- DATA SEGMENT

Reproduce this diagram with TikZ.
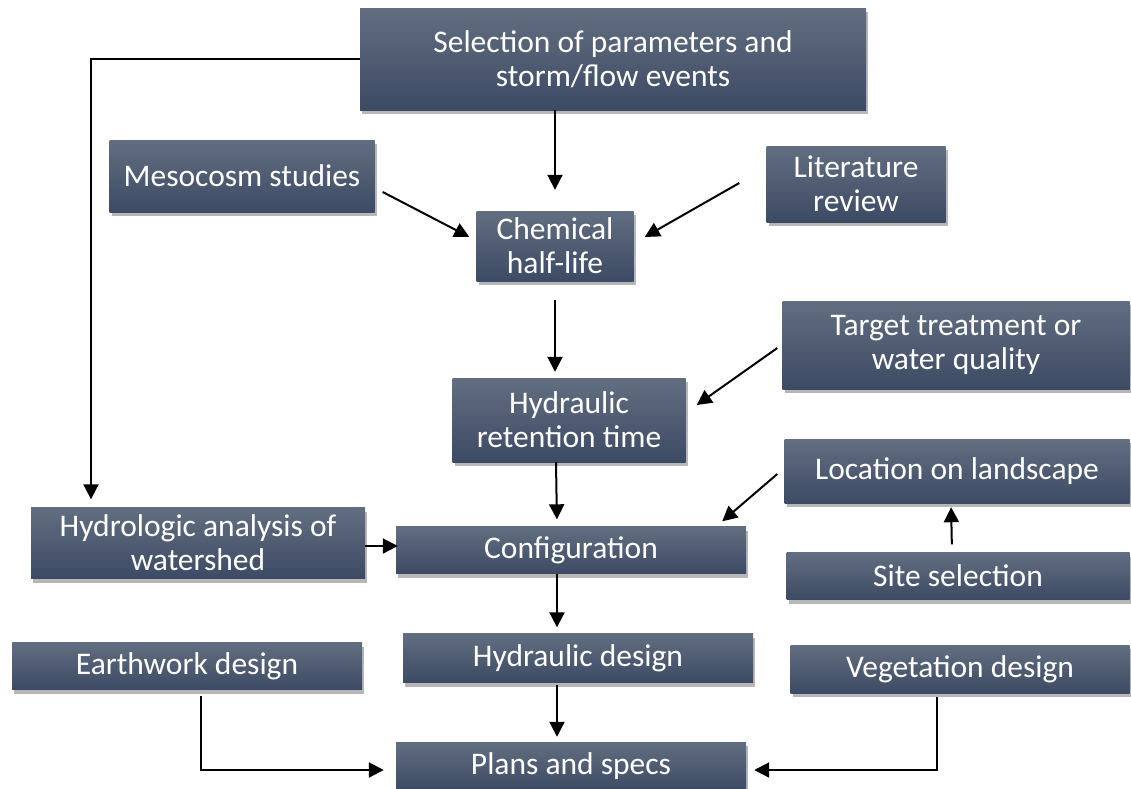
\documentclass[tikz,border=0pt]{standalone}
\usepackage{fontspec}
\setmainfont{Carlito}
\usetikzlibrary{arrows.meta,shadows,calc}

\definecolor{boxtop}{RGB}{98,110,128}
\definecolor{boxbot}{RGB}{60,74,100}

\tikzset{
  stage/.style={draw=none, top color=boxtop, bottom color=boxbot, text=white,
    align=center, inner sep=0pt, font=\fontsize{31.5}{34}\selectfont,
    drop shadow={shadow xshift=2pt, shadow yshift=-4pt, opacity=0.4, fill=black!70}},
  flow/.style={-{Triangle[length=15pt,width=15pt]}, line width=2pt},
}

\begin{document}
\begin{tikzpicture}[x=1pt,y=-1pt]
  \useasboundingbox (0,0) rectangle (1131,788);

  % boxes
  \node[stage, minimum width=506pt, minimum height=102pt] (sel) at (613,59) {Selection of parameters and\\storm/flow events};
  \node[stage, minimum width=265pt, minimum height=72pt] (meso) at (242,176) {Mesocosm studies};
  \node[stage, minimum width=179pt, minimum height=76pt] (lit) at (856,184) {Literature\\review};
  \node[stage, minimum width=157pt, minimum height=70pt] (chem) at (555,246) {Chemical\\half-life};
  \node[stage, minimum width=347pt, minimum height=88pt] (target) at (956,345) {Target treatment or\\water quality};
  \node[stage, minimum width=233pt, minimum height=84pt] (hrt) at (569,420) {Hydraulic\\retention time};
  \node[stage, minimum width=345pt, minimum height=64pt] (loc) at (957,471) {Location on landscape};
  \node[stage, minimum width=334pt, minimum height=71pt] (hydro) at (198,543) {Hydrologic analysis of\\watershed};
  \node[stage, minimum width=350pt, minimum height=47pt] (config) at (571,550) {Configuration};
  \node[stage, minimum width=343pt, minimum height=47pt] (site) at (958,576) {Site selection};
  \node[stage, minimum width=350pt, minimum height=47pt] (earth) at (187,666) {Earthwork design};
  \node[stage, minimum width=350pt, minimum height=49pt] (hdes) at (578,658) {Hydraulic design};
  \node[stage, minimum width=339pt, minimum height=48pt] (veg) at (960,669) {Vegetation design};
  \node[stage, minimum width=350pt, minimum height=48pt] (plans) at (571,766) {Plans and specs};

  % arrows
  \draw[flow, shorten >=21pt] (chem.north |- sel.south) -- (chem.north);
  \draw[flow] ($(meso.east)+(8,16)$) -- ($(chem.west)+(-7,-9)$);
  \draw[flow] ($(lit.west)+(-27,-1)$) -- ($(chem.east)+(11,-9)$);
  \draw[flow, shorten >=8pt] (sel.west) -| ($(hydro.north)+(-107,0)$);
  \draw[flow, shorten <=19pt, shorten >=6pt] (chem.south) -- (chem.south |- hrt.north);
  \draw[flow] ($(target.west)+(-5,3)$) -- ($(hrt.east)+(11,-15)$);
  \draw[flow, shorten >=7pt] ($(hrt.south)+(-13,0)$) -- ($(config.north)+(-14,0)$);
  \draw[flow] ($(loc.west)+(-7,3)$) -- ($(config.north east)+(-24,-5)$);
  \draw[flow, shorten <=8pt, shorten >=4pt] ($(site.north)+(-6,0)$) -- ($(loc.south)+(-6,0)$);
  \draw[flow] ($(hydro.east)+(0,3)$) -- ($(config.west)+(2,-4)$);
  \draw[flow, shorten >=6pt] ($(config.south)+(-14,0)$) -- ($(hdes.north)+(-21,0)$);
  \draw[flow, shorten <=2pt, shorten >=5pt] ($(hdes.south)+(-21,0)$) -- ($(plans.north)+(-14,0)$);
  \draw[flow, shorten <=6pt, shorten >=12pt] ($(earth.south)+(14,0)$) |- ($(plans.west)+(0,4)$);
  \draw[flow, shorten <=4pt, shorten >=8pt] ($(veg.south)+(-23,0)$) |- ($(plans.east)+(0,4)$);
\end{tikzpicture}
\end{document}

- PROBLEM TO WORK ON
In this exercise, set down all of the data exactly, without the pictures.

- SOLUTION FOR THIS PROBLEM
Reproduce this diagram with TikZ.
\documentclass[tikz,border=0pt]{standalone}
\usepackage{fontspec}
\setmainfont{Carlito}
\usetikzlibrary{arrows.meta,shadows,calc}

\definecolor{boxtop}{RGB}{98,110,128}
\definecolor{boxbot}{RGB}{60,74,100}

\tikzset{
  stage/.style={draw=none, top color=boxtop, bottom color=boxbot, text=white,
    align=center, inner sep=0pt, font=\fontsize{31.5}{34}\selectfont,
    drop shadow={shadow xshift=2pt, shadow yshift=-4pt, opacity=0.4, fill=black!70}},
  flow/.style={-{Triangle[length=15pt,width=15pt]}, line width=2pt},
}

\begin{document}
\begin{tikzpicture}[x=1pt,y=-1pt]
  \useasboundingbox (0,0) rectangle (1131,788);

  % boxes
  \node[stage, minimum width=506pt, minimum height=102pt] (sel) at (613,59) {Selection of parameters and\\storm/flow events};
  \node[stage, minimum width=265pt, minimum height=72pt] (meso) at (242,176) {Mesocosm studies};
  \node[stage, minimum width=179pt, minimum height=76pt] (lit) at (856,184) {Literature\\review};
  \node[stage, minimum width=157pt, minimum height=70pt] (chem) at (555,246) {Chemical\\half-life};
  \node[stage, minimum width=347pt, minimum height=88pt] (target) at (956,345) {Target treatment or\\water quality};
  \node[stage, minimum width=233pt, minimum height=84pt] (hrt) at (569,420) {Hydraulic\\retention time};
  \node[stage, minimum width=345pt, minimum height=64pt] (loc) at (957,471) {Location on landscape};
  \node[stage, minimum width=334pt, minimum height=71pt] (hydro) at (198,543) {Hydrologic analysis of\\watershed};
  \node[stage, minimum width=350pt, minimum height=47pt] (config) at (571,550) {Configuration};
  \node[stage, minimum width=343pt, minimum height=47pt] (site) at (958,576) {Site selection};
  \node[stage, minimum width=350pt, minimum height=47pt] (earth) at (187,666) {Earthwork design};
  \node[stage, minimum width=350pt, minimum height=49pt] (hdes) at (578,658) {Hydraulic design};
  \node[stage, minimum width=339pt, minimum height=48pt] (veg) at (960,669) {Vegetation design};
  \node[stage, minimum width=350pt, minimum height=48pt] (plans) at (571,766) {Plans and specs};

  % arrows
  \draw[flow, shorten >=21pt] (chem.north |- sel.south) -- (chem.north);
  \draw[flow] ($(meso.east)+(8,16)$) -- ($(chem.west)+(-7,-9)$);
  \draw[flow] ($(lit.west)+(-27,-1)$) -- ($(chem.east)+(11,-9)$);
  \draw[flow, shorten >=8pt] (sel.west) -| ($(hydro.north)+(-107,0)$);
  \draw[flow, shorten <=19pt, shorten >=6pt] (chem.south) -- (chem.south |- hrt.north);
  \draw[flow] ($(target.west)+(-5,3)$) -- ($(hrt.east)+(11,-15)$);
  \draw[flow, shorten >=7pt] ($(hrt.south)+(-13,0)$) -- ($(config.north)+(-14,0)$);
  \draw[flow] ($(loc.west)+(-7,3)$) -- ($(config.north east)+(-24,-5)$);
  \draw[flow, shorten <=8pt, shorten >=4pt] ($(site.north)+(-6,0)$) -- ($(loc.south)+(-6,0)$);
  \draw[flow] ($(hydro.east)+(0,3)$) -- ($(config.west)+(2,-4)$);
  \draw[flow, shorten >=6pt] ($(config.south)+(-14,0)$) -- ($(hdes.north)+(-21,0)$);
  \draw[flow, shorten <=2pt, shorten >=5pt] ($(hdes.south)+(-21,0)$) -- ($(plans.north)+(-14,0)$);
  \draw[flow, shorten <=6pt, shorten >=12pt] ($(earth.south)+(14,0)$) |- ($(plans.west)+(0,4)$);
  \draw[flow, shorten <=4pt, shorten >=8pt] ($(veg.south)+(-23,0)$) |- ($(plans.east)+(0,4)$);
\end{tikzpicture}
\end{document}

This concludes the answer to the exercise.